For decades, BCP had been importing and selling glassware from the Bohemia region in the Czech Republic, which is renowned for its expertise and glass/crystal making culture. Until 1999, BCP had sold glassware in Australia under marks licensed to it by its parent company. The BOHEMIA Trade Marks were filed by BCP in 2003. Host sought revocation of the BOHEMIA Trade Marks on the basis that they should never have been registered. Host argued that objections should have been raised on examination on the basis that the BOHEMIA Trade Marks lacked distinctiveness.
Host was successful in removing BCP’s BOHEMIA Trade Marks from the Register. As such, the presiding judge (Burley J) dismissed BCP's claims that Host had infringed its BOHEMIA Trade Marks. BCP's claim of misleading and deceptive conduct was also dismissed.
In considering the question of distinctiveness, his Honour found that, as at the filing date of the registrations, the BOHEMIA Trade Marks had no inherent capacity to distinguish. The ordinary signification of BOHEMIA was found to be merely a geographical reference and stylistic descriptor. In finding this, his Honour rejected BCP's expert evidence that BOHEMIA connoted a conceptual or mythical place.
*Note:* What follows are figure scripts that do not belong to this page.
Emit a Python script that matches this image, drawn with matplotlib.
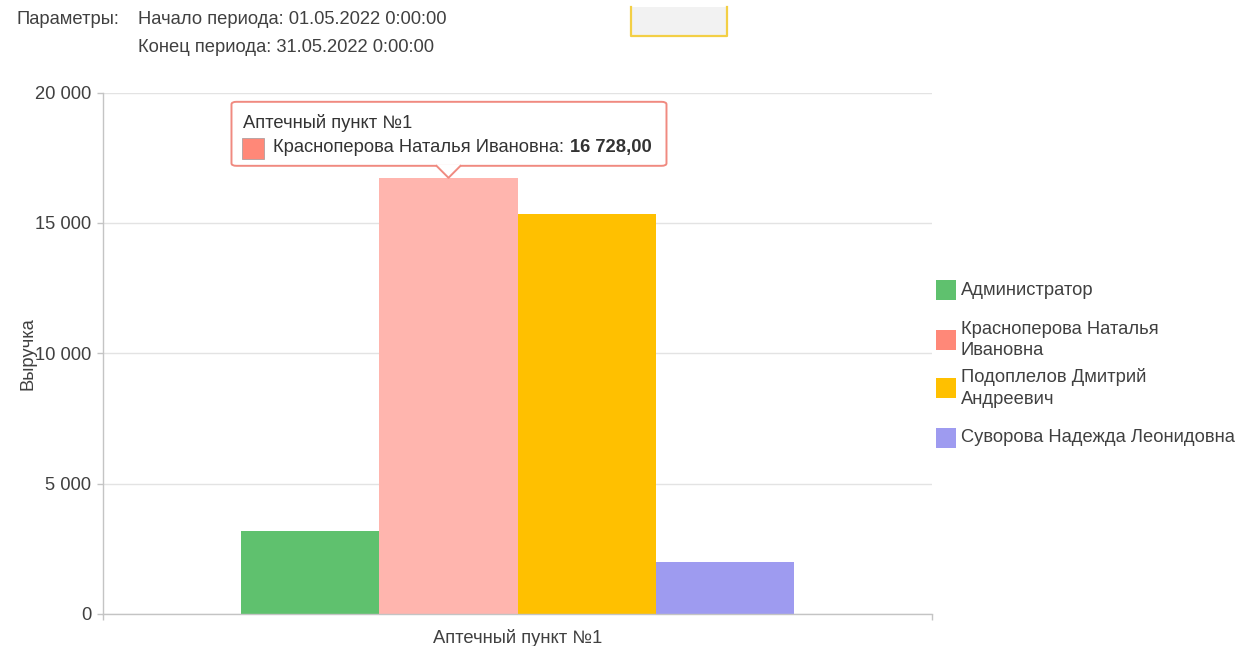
import matplotlib
matplotlib.use("Agg")
import matplotlib.pyplot as plt
from matplotlib.patches import Rectangle, FancyBboxPatch, Polygon
from matplotlib.lines import Line2D

plt.rcParams['font.family'] = ['Liberation Sans', 'DejaVu Sans']

W, H = 1240, 646

# data
category = "Аптечный пункт №1"
series = ["Администратор", "Красноперова Наталья Ивановна",
          "Подоплелов Дмитрий Андреевич", "Суворова Надежда Леонидовна"]
legend_labels = ["Администратор", "Красноперова Наталья\nИвановна",
                 "Подоплелов Дмитрий\nАндреевич", "Суворова Надежда Леонидовна"]
values = [3180, 16728, 15340, 2010]
colors = ["#5fc16e", "#ff8878", "#ffc000", "#9e9bf0"]
hover_color = "#ffb5ae"
hovered = 1
yticks = [0, 5000, 10000, 15000, 20000]
y_label = "Выручка"
params_label = "Параметры:"
params = ["Начало периода: 01.05.2022 0:00:00", "Конец периода: 31.05.2022 0:00:00"]

TXT = "#404040"
AXC = "#c4c4c4"
FS = 13.2


def fx(x):
    return x / W


def fy(y):
    return 1 - y / H


def fmt(v, dec=0):
    s = f"{v:,.{dec}f}"
    return s.replace(",", " ").replace(".", ",")


fig = plt.figure(figsize=(W / 100, H / 100), dpi=100)
ax = fig.add_axes([fx(103), fy(614), fx(932) - fx(103), fy(92.5) - fy(614)])

# bars
group_w = 0.666
bw = group_w / len(series)
xs = []
for i, (name, v) in enumerate(zip(series, values)):
    x = (i - (len(series) - 1) / 2) * bw
    xs.append(x)
    c = hover_color if i == hovered else colors[i]
    ax.bar(x, v, width=bw, color=c, linewidth=0, zorder=3)

ax.set_xlim(-0.5, 0.5)
ax.set_ylim(0, 20000)
ax.set_yticks(yticks)
ax.set_yticklabels([fmt(t) for t in yticks])
ax.set_xticks([0])
ax.set_xticklabels([category])
ax.set_xticks([-0.5, 0.5], minor=True)
ax.tick_params(axis='x', which='major', length=0, pad=10.5, labelsize=FS, labelcolor=TXT)
ax.tick_params(axis='x', which='minor', length=4.5, width=1, color=AXC)
ax.tick_params(axis='y', length=4.5, width=1, color=AXC, pad=4, labelsize=FS, labelcolor=TXT)
ax.grid(axis='y', color="#e3e3e3", linewidth=1, zorder=0)
ax.set_axisbelow(True)
for s in ["top", "right"]:
    ax.spines[s].set_visible(False)
for s in ["left", "bottom"]:
    ax.spines[s].set_color(AXC)
    ax.spines[s].set_linewidth(1)
    ax.spines[s].set_zorder(4)
ax.set_ylabel(y_label, fontsize=FS, color=TXT)
ax.yaxis.set_label_coords((36 - 103) / 829, 0.5)

# legend drawn by hand so spacing matches
leg_y = [290, 340, 388, 438]
for lab, c, y in zip(legend_labels, colors, leg_y):
    fig.add_artist(Rectangle((fx(936), fy(y + 10)), fx(20), 20 / H, color=c,
                             transform=fig.transFigure, linewidth=0))
    fig.text(fx(961), fy(y), lab, fontsize=FS, color=TXT, va='center', ha='left',
             linespacing=1.32)

# header
fig.text(fx(17), fy(20), params_label, fontsize=FS, color=TXT, va='center')
for k, p in enumerate(params):
    fig.text(fx(138), fy(20 + 27 * k), p, fontsize=FS, color=TXT, va='center')
fig.add_artist(Rectangle((fx(631), fy(36)), fx(96), 29 / H, facecolor="#f2f2f2",
                         linewidth=0, transform=fig.transFigure))
fig.add_artist(Line2D([fx(631), fx(631), fx(727), fx(727)], [fy(7), fy(36), fy(36), fy(7)],
                      color="#f3cf45", linewidth=1.6, transform=fig.transFigure))

# tooltip for hovered bar
fig.canvas.draw()
tip = fig.transFigure.inverted().transform(ax.transData.transform((xs[hovered], values[hovered])))
tx, ty = tip[0] * W, (1 - tip[1]) * H
edge = "#f08a80"
box = FancyBboxPatch((fx(tx - 217), fy(ty - 12)), fx(435), 64 / H,
                     boxstyle="round,pad=0,rounding_size=0.004",
                     facecolor="white", edgecolor=edge, linewidth=1.4,
                     transform=fig.transFigure, zorder=5)
fig.add_artist(box)
fig.add_artist(Polygon([(fx(tx - 13), fy(ty - 13.5)), (fx(tx), fy(ty)), (fx(tx + 13), fy(ty - 13.5))],
                       closed=True, facecolor="white", edgecolor='none',
                       transform=fig.transFigure, zorder=6))
fig.add_artist(Line2D([fx(tx - 12), fx(tx), fx(tx + 12)], [fy(ty - 12), fy(ty), fy(ty - 12)],
                      color=edge, linewidth=1.4, transform=fig.transFigure, zorder=7))
fig.text(fx(tx - 205), fy(ty - 55), category, fontsize=FS, color="#333333", va='center', zorder=8)
fig.add_artist(Rectangle((fx(tx - 206), fy(ty - 19)), fx(22), 21 / H, facecolor=colors[hovered],
                         edgecolor="#b0a0a0", linewidth=0.6, transform=fig.transFigure, zorder=8))
name_t = fig.text(fx(tx - 175), fy(ty - 30), series[hovered] + ":", fontsize=FS,
                  color="#333333", va='center', zorder=8)
bb = name_t.get_window_extent(fig.canvas.get_renderer())
fig.text(fx(bb.x1 + 6), fy(ty - 30), fmt(values[hovered], 2), fontsize=FS,
         fontweight='bold', color="#333333", va='center', zorder=8)

fig.savefig("out.png", dpi=100)
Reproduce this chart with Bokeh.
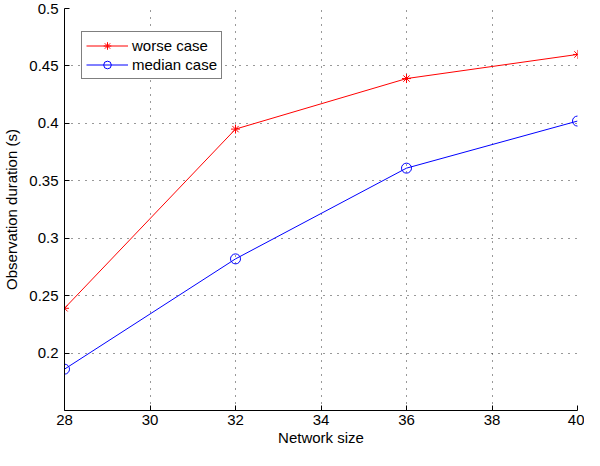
from bokeh.plotting import figure
from bokeh.embed import file_html
from bokeh.resources import INLINE
from bokeh.models import Range1d, FixedTicker, Legend, LegendItem

network_size = [28, 32, 36, 40]
worse_case = [0.239, 0.395, 0.439, 0.460]
median_case = [0.186, 0.282, 0.361, 0.402]
x_ticks = [28, 30, 32, 34, 36, 38, 40]
y_ticks = [0.2, 0.25, 0.3, 0.35, 0.4, 0.45, 0.5]

FONT = "Liberation Sans"

p = figure(width=584, height=450, output_backend="svg", toolbar_location=None,
           x_range=Range1d(28, 40), y_range=Range1d(0.15, 0.5),
           min_border_left=56, min_border_right=7, min_border_top=8, min_border_bottom=40)
p.background_fill_color = "white"
p.border_fill_color = "white"
p.outline_line_color = None

for ax in (p.xaxis[0], p.yaxis[0]):
    ax.major_tick_in = 5
    ax.major_tick_out = 0
    ax.minor_tick_in = 0
    ax.minor_tick_out = 0
    ax.axis_line_color = "black"
    ax.major_tick_line_color = "black"
    ax.major_label_text_font = FONT
    ax.major_label_text_font_size = "15px"
    ax.major_label_text_color = "black"
    ax.axis_label_text_font = FONT
    ax.axis_label_text_font_size = "15px"
    ax.axis_label_text_font_style = "normal"
    ax.axis_label_text_color = "black"

p.xaxis.ticker = FixedTicker(ticks=x_ticks)
p.yaxis.ticker = FixedTicker(ticks=y_ticks)
p.xaxis.major_label_overrides = {t: str(t) for t in x_ticks}
p.yaxis.major_label_overrides = {t: ("%g" % t) for t in y_ticks}
p.xaxis.axis_label = "Network size"
p.yaxis.axis_label = "Observation duration (s)"
p.xaxis.major_label_standoff = 4
p.yaxis.major_label_standoff = 6
p.xaxis.axis_label_standoff = 1
p.yaxis.axis_label_standoff = 6

p.xgrid.grid_line_color = "black"
p.ygrid.grid_line_color = "black"
p.xgrid.grid_line_dash = "1 6"
p.ygrid.grid_line_dash = "1 6"
p.xgrid.grid_line_alpha = 0.8
p.ygrid.grid_line_alpha = 0.8

r1 = p.line(network_size, worse_case, line_color="#ff0000", line_width=1)
m1 = p.scatter(network_size, worse_case, marker="asterisk", size=9,
               line_color="#ff0000", line_width=1)
r2 = p.line(network_size, median_case, line_color="#0000ff", line_width=1)
m2 = p.scatter(network_size, median_case, marker="circle", size=10,
               line_color="#0000ff", fill_color=None, line_width=1)

legend = Legend(items=[LegendItem(label="worse case", renderers=[r1, m1]),
                       LegendItem(label="median case", renderers=[r2, m2])],
                location=(17, 331))
legend.label_text_font = FONT
legend.label_text_font_size = "15px"
legend.label_text_color = "black"
legend.border_line_color = "black"
legend.border_line_width = 1
legend.glyph_width = 42
legend.glyph_height = 19
legend.label_height = 19
legend.spacing = 0
legend.padding = 4
legend.margin = 0
legend.label_standoff = 4
legend.background_fill_alpha = 1.0
p.add_layout(legend, "center")

open("out.html", "w").write(file_html(p, INLINE))
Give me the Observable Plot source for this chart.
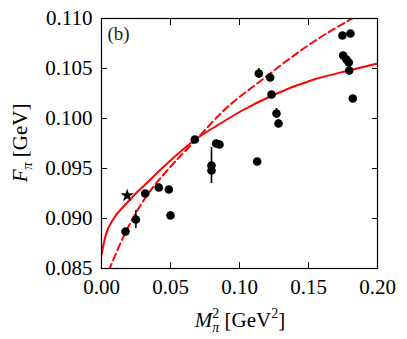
<!DOCTYPE html>
<html>
<head>
<meta charset="utf-8">
<script src="https://cdn.jsdelivr.net/npm/d3@7"></script>
<script src="https://cdn.jsdelivr.net/npm/@observablehq/plot@0.6"></script>
<style>
  html, body { margin: 0; padding: 0; background: #fff; }
  svg text { font-family: "Liberation Serif", "DejaVu Serif", serif; }
</style>
</head>
<body>
<div id="chart"></div>
<script>
// Lattice data points: M_pi^2 [GeV^2], F_pi [GeV], error
const mpi2 = [0.0174, 0.0249, 0.0317, 0.0415, 0.0488, 0.0500, 0.0676, 0.0797, 0.0797, 0.0831, 0.0855,
              0.1128, 0.1140, 0.1222, 0.1232, 0.1268, 0.1283, 0.1746, 0.1804, 0.1751, 0.1775, 0.1792, 0.1795, 0.1821];
const fpi  = [0.0887, 0.0899, 0.0925, 0.0931, 0.0929, 0.0903, 0.0979, 0.0953, 0.0948, 0.0975, 0.0974,
              0.0957, 0.1045, 0.1041, 0.1024, 0.1005, 0.0995, 0.1083, 0.1085, 0.1063, 0.1059, 0.1056, 0.1048, 0.1020];
const ferr = [0.0002, 0.0009, 0.0001, 0.0001, 0.0001, 0.0004, 0.0001, 0.0018, 0.0003, 0.0002, 0.0001,
              0.0003, 0.0005, 0.0002, 0.0001, 0.0005, 0.0004, 0.0001, 0.0001, 0.0002, 0.0001, 0.0001, 0.0003, 0.0001];

// Physical point (star)
const starX = [0.0186];
const starY = [0.0923];

// Solid fit curve
const solidX = [0, 0.003, 0.0089, 0.0174, 0.0234, 0.0317, 0.0476, 0.068, 0.085, 0.1007, 0.1237, 0.1539, 0.1792, 0.2];
const solidY = [0.0864, 0.0883, 0.0900, 0.0914, 0.0923, 0.0934, 0.0955, 0.0979, 0.0994, 0.1007, 0.1023, 0.1039, 0.1048, 0.1055];

// Dashed fit curve
const dashX = [0.0053, 0.0174, 0.0319, 0.0476, 0.068, 0.0886, 0.1176, 0.1297, 0.1539, 0.1804, 0.2];
const dashY = [0.0848, 0.0886, 0.0921, 0.0948, 0.0978, 0.1008, 0.1040, 0.1053, 0.1077, 0.1099, 0.1114];

// Ticks
const xTicks = [0, 0.05, 0.10, 0.15, 0.20];
const yTicks = [0.085, 0.090, 0.095, 0.100, 0.105, 0.110];

const points = mpi2.map((x, i) => ({x, y: fpi[i], e: ferr[i]}));
const star = starX.map((x, i) => ({x, y: starY[i]}));
const solid = solidX.map((x, i) => ({x, y: solidY[i]}));
const dashed = dashX.map((x, i) => ({x, y: dashY[i]}));

const font = "Liberation Serif, DejaVu Serif, serif";

const chart = Plot.plot({
  width: 407,
  height: 339,
  marginLeft: 101,
  marginRight: 30,
  marginTop: 18,
  marginBottom: 71,
  style: {fontFamily: font, fontSize: "21px", background: "#fff", color: "#000"},
  x: {domain: [0, 0.2]},
  y: {domain: [0.085, 0.110]},
  marks: [
    Plot.line(solid, {x: "x", y: "y", stroke: "#ff0000", strokeWidth: 2, curve: "monotone-x", clip: true}),
    Plot.line(dashed, {x: "x", y: "y", stroke: "#ff0000", strokeWidth: 2, strokeDasharray: "7,4", curve: "monotone-x", clip: true}),
    Plot.ruleX(points, {x: "x", y1: d => d.y - d.e, y2: d => d.y + d.e, stroke: "#000", strokeWidth: 1.6}),
    Plot.dot(points, {x: "x", y: "y", r: 4.3, fill: "#000"}),
    Plot.dot(star, {x: "x", y: "y", symbol: "star", r: 4.2, fill: "#000"}),
    Plot.text(["(b)"], {frameAnchor: "top-left", dx: 6, dy: 8, textAnchor: "start", lineAnchor: "top", fontSize: 19, fill: "#222"}),
    Plot.axisX(xTicks, {anchor: "bottom", tickSize: -6, tickPadding: 17, tickFormat: d3.format(".2f"), label: null, fontSize: 21}),
    Plot.axisX(xTicks, {anchor: "top", tickSize: -6, tickFormat: () => "", label: null}),
    Plot.axisY(yTicks, {anchor: "left", tickSize: -6, tickPadding: 15, tickFormat: d3.format(".3f"), label: null, fontSize: 21}),
    Plot.axisY(yTicks, {anchor: "right", tickSize: -6, tickFormat: () => "", label: null}),
    Plot.frame({stroke: "#000", strokeWidth: 1.2})
  ]
});

document.getElementById("chart").appendChild(chart);

const svg = d3.select(chart);
svg.selectAll("text").style("font-family", font);
svg.selectAll("[aria-label='x-axis tick label'] text, [aria-label='y-axis tick label'] text").style("font-size", "21px");

// y-axis label: F_pi [GeV]
const yl = svg.append("text")
  .attr("transform", "translate(27,143) rotate(-90)")
  .attr("text-anchor", "middle")
  .style("font-family", font)
  .style("font-size", "21px")
  .attr("fill", "#000");
yl.append("tspan").attr("font-style", "italic").text("F");
yl.append("tspan").style("font-size", "14px").attr("font-style", "italic").attr("dy", 5).text("π");
yl.append("tspan").attr("dy", -5).text(" [GeV]");

// x-axis label: M_pi^2 [GeV^2]
const xl = svg.append("text")
  .attr("x", 240)
  .attr("y", 327)
  .attr("text-anchor", "middle")
  .style("font-family", font)
  .style("font-size", "21px")
  .attr("fill", "#000");
xl.append("tspan").attr("font-style", "italic").text("M");
xl.append("tspan").style("font-size", "14px").attr("dy", -9).text("2");
xl.append("tspan").style("font-size", "14px").attr("font-style", "italic").attr("dx", -7).attr("dy", 14).text("π");
xl.append("tspan").attr("dy", -5).text(" [GeV");
xl.append("tspan").style("font-size", "14px").attr("dy", -9).text("2");
xl.append("tspan").attr("dy", 9).text("]");
</script>
</body>
</html>
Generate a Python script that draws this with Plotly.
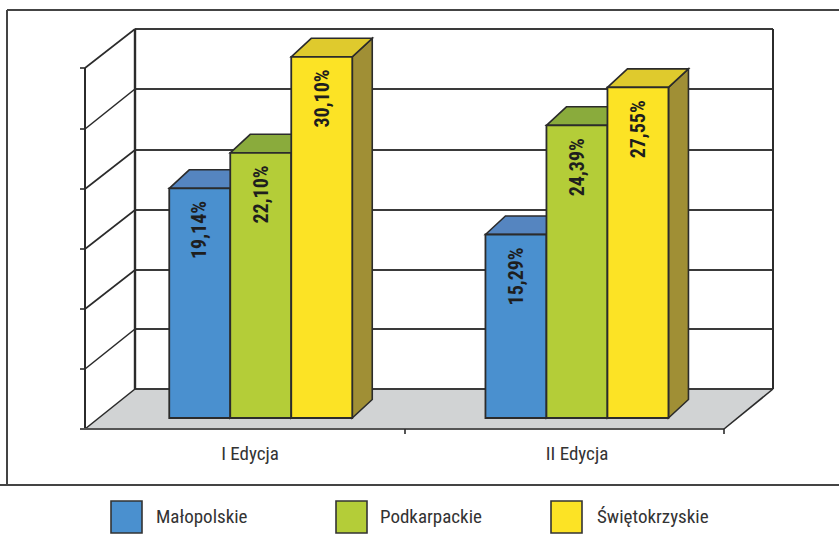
import plotly.graph_objects as go

categories = ["I Edycja", "II Edycja"]
series_names = ["Małopolskie", "Podkarpackie", "Świętokrzyskie"]
malopolskie = [19.14, 15.29]
podkarpackie = [22.10, 24.39]
swietokrzyskie = [30.10, 27.55]
series_values = [malopolskie, podkarpackie, swietokrzyskie]

FRONT = ["#4a90cf", "#b4cd38", "#fce325"]
TOP = ["#5585c0", "#8aab3c", "#dfca2d"]
SIDE = ["#3f6f9f", "#7f9434", "#a08f35"]
INK = "#2b2b2b"
FONT = "Roboto Condensed, DejaVu Sans Condensed, Roboto, sans-serif"
W, H = 839, 542
AXIS_BOTTOM = 440          # pixel row of the plot-area bottom
PX_PER_UNIT_X = 316.2
X_ZERO_PX = 260.75
PX_PER_UNIT_Y = 12.0
Y_ZERO_PX = 418.0
BAR_PX = 61.0
BAR_W = BAR_PX / PX_PER_UNIT_X
DX = 20 / PX_PER_UNIT_X
DY = 18.5 / PX_PER_UNIT_Y
TICK_X = [(250 - X_ZERO_PX) / PX_PER_UNIT_X, (577 - X_ZERO_PX) / PX_PER_UNIT_X]


def px(x):
    return x / W


def py(y):
    return (AXIS_BOTTOM - y) / AXIS_BOTTOM


shapes = []


def line(x0, y0, x1, y1, w=2.0, color=INK):
    shapes.append(dict(type="line", xref="paper", yref="paper", layer="below",
                       x0=px(x0), y0=py(y0), x1=px(x1), y1=py(y1),
                       line=dict(color=color, width=w)))


def poly(points, fill, ref="paper", lw=0.0):
    if ref == "paper":
        pts = [(px(a), py(b)) for a, b in points]
    else:
        pts = points
    path = "M " + " L ".join(f"{a},{b}" for a, b in pts) + " Z"
    shapes.append(dict(type="path", xref="paper" if ref == "paper" else "x",
                       yref="paper" if ref == "paper" else "y", layer="below", path=path,
                       fillcolor=fill, line=dict(color=INK, width=lw)))


# Frame
line(7, 10, W, 10, 2, "#444444")
line(7, 10, 7, 485, 2, "#444444")
line(0, 485, W, 485, 2, "#444444")

# Floor
poly([(85, 429), (135, 389), (773, 389), (724, 429)], "#d1d3d4")

# Back wall and gridlines
for gy in [29, 89, 150, 210, 270, 329, 389]:
    line(135, gy, 773, gy, 2, "#3a3a3a")
line(135, 29, 135, 389, 2.4)
line(773, 29, 773, 389, 2)

# Left wall, ticks
left_rows = [68, 129, 189, 249, 309, 369, 429]
back_rows = [29, 89, 150, 210, 270, 329, 389]
line(85, 68, 85, 429, 2)
for fy, by in zip(left_rows, back_rows):
    line(85, fy, 135, by, 1.6)
    line(80, fy, 85, fy, 1.6)

# Floor front edge, right edge, category ticks
line(80, 429, 724, 429, 2, "#555555")
line(724, 429, 773, 389, 1.6)
line(405, 429, 405, 434, 1.6)
line(724, 429, 724, 434, 1.6)

# Depth faces, computed from the values on the data axes
for s, values in enumerate(series_values):
    offset = (s - 1) * BAR_W
    for g, v in enumerate(values):
        xl = g + offset - BAR_W / 2
        xr = xl + BAR_W
        poly([(xr, 0), (xr + DX, DY), (xr + DX, v + DY), (xr, v)], SIDE[s], ref="data", lw=1.6)
        poly([(xl, v), (xl + DX, v + DY), (xr + DX, v + DY), (xr, v)], TOP[s], ref="data", lw=1.6)

# Legend
legend_boxes = [111, 336, 551]
legend_text_x = [156, 380, 597]
annotations = []
for s, name in enumerate(series_names):
    x0 = legend_boxes[s]
    shapes.append(dict(type="rect", xref="paper", yref="paper", layer="above",
                       x0=px(x0), x1=px(x0 + 31), y0=py(501), y1=py(533),
                       fillcolor=FRONT[s], line=dict(color="#333333", width=1.6)))
    annotations.append(dict(text=name, xref="paper", yref="paper", x=px(legend_text_x[s] - 2),
                            y=py(516), xanchor="left", yanchor="middle", showarrow=False,
                            font=dict(family=FONT, size=19, color="#333333")))

fig = go.Figure()
for s, values in enumerate(series_values):
    fig.add_trace(go.Bar(
        name=series_names[s], x=[0, 1], y=values,
        marker=dict(color=FRONT[s], line=dict(color=INK, width=1.8)),
        showlegend=False,
    ))
    for g, v in enumerate(values):
        annotations.append(dict(
            text=f"{v:.2f}%".replace(".", ","), x=g + (s - 1) * BAR_W, y=v,
            xref="x", yref="y", xanchor="center", yanchor="top", yshift=-11,
            textangle=-90, showarrow=False,
            font=dict(family=FONT, size=20, color="#1e1e1e", weight="bold"),
        ))

fig.update_layout(
    width=W, height=H, autosize=False,
    margin=dict(l=0, r=0, t=0, b=H - AXIS_BOTTOM, pad=0),
    paper_bgcolor="white", plot_bgcolor="rgba(0,0,0,0)",
    barmode="group", bargap=1 - 3 * BAR_W, bargroupgap=0,
    shapes=shapes, annotations=annotations, showlegend=False,
    xaxis=dict(range=[-X_ZERO_PX / PX_PER_UNIT_X, (W - X_ZERO_PX) / PX_PER_UNIT_X],
               tickmode="array", tickvals=TICK_X, ticktext=categories,
               showgrid=False, zeroline=False, showline=False, ticks="",
               tickfont=dict(family=FONT, size=19, color="#333333")),
    yaxis=dict(range=[(Y_ZERO_PX - AXIS_BOTTOM) / PX_PER_UNIT_Y, Y_ZERO_PX / PX_PER_UNIT_Y],
               visible=False),
)

fig.write_html("out.html", config={"displayModeBar": False},
               post_script="document.body.style.margin='0';")
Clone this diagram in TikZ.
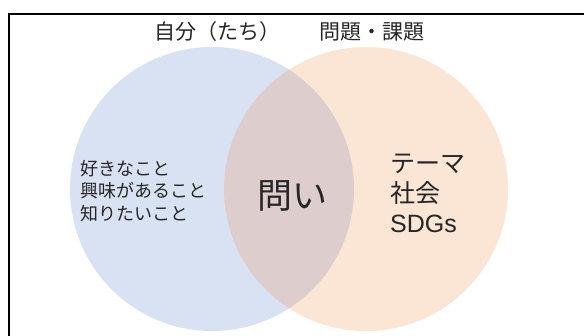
\documentclass[tikz,border=0pt]{standalone}
\usepackage{fontspec}
\setmainfont{Noto Sans CJK JP}
\newfontfamily\latinfont{Liberation Sans}
\begin{document}
\begin{tikzpicture}[x=1pt,y=-1pt,
  lbl/.style={inner sep=0pt, text=black!85},
  setL/.style={fill={rgb,255:red,68;green,114;blue,196}, fill opacity=0.2, draw=none},
  setR/.style={fill={rgb,255:red,237;green,125;blue,49}, fill opacity=0.2, draw=none}]
\useasboundingbox (0,0) rectangle (584,336);
\clip (0,0) rectangle (584,336);
\fill[white] (0,0) rectangle (584,336);
\draw[line width=2pt, black] (9,350) -- (9,14) -- (600,14);
\node[setL, circle, minimum size=284pt] (L) at (212,189) {};
\node[setR, circle, minimum size=284pt] (R) at (366,189) {};
\node[lbl, font=\fontsize{21}{24}\selectfont] (tL) at (217,32) {自分（たち）};
\node[lbl, font=\fontsize{21}{24}\selectfont] (tR) at (372,32) {問題・課題};
\node[lbl, anchor=west, align=left, font=\fontsize{18}{22.5}\selectfont] (left) at (80,191) {好きなこと\\興味があること\\知りたいこと};
\node[lbl, font=\fontsize{35}{40}\selectfont] (q) at (292,196) {問い};
\node[lbl, anchor=west, align=left, font=\fontsize{25}{30}\selectfont] (right) at (390,193) {テーマ\\社会\\{\latinfont SDGs}};
\end{tikzpicture}
\end{document}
The matter then turned to whether, as at the filing date of the applications, BCP had used the BOHEMIA Trade Marks to such an extent that they had acquired distinctiveness. In doing so, his Honour noted that prior to 1999, neither mark was used by itself in advertisements, on packaging, in stores or in showrooms. Rather the word “BOHEMIA” tended to be used as part of composite marks, or descriptively. This outcome led to a conclusion that the BOHEMIA Trade Marks had not demonstrated acquired distinctiveness as at the filing date of the applications.
Interestingly, in removing the marks, his Honour stated that BCP's use of the Trade Marks Register was "antithetical to the policy and purposes of the Trade Marks Act" and stated at  Bohemia Crystal "has incorrectly had the benefit of the monopoly since the relevant dates".
What this means
In relation to the registrability of trade marks, the case affirms the test for 'inherently adapted to distinguish', as outlined by the High Court in Cantarella (2014). The test concerns the intrinsic qualities of the words themselves and the meaning accorded to them as part of the common stock of language and includes the ordinary perception of both consumers and traders.
In this way, trade mark holders should be particularly cautious of the distinctiveness of their branding if it contains geographical or stylistic characteristics. This is even the case where the name of that geographic place has been superseded.
Trade mark owners should also note that even if there are other suitable descriptive words available to competitors for use at the time of registration, the competitor can still apply to have the relevant mark removed from the Register. In any case, those looking to have a trade mark registered containing descriptive terms should consider the ongoing need to distinguish the registered mark from the ordinary meaning of the relevant words, in the eyes of the relevant market as a whole.
Finally, the case highlights the importance of maintaining historical records of use, particularly where the mark contains descriptive terms. For example, evidence of significant sales and advertising expenditure alone is unlikely to successfully support a claim of distinctiveness. Rather, a court will likely require dated examples of the marks used in advertisements and on any packaging referred to by financial records.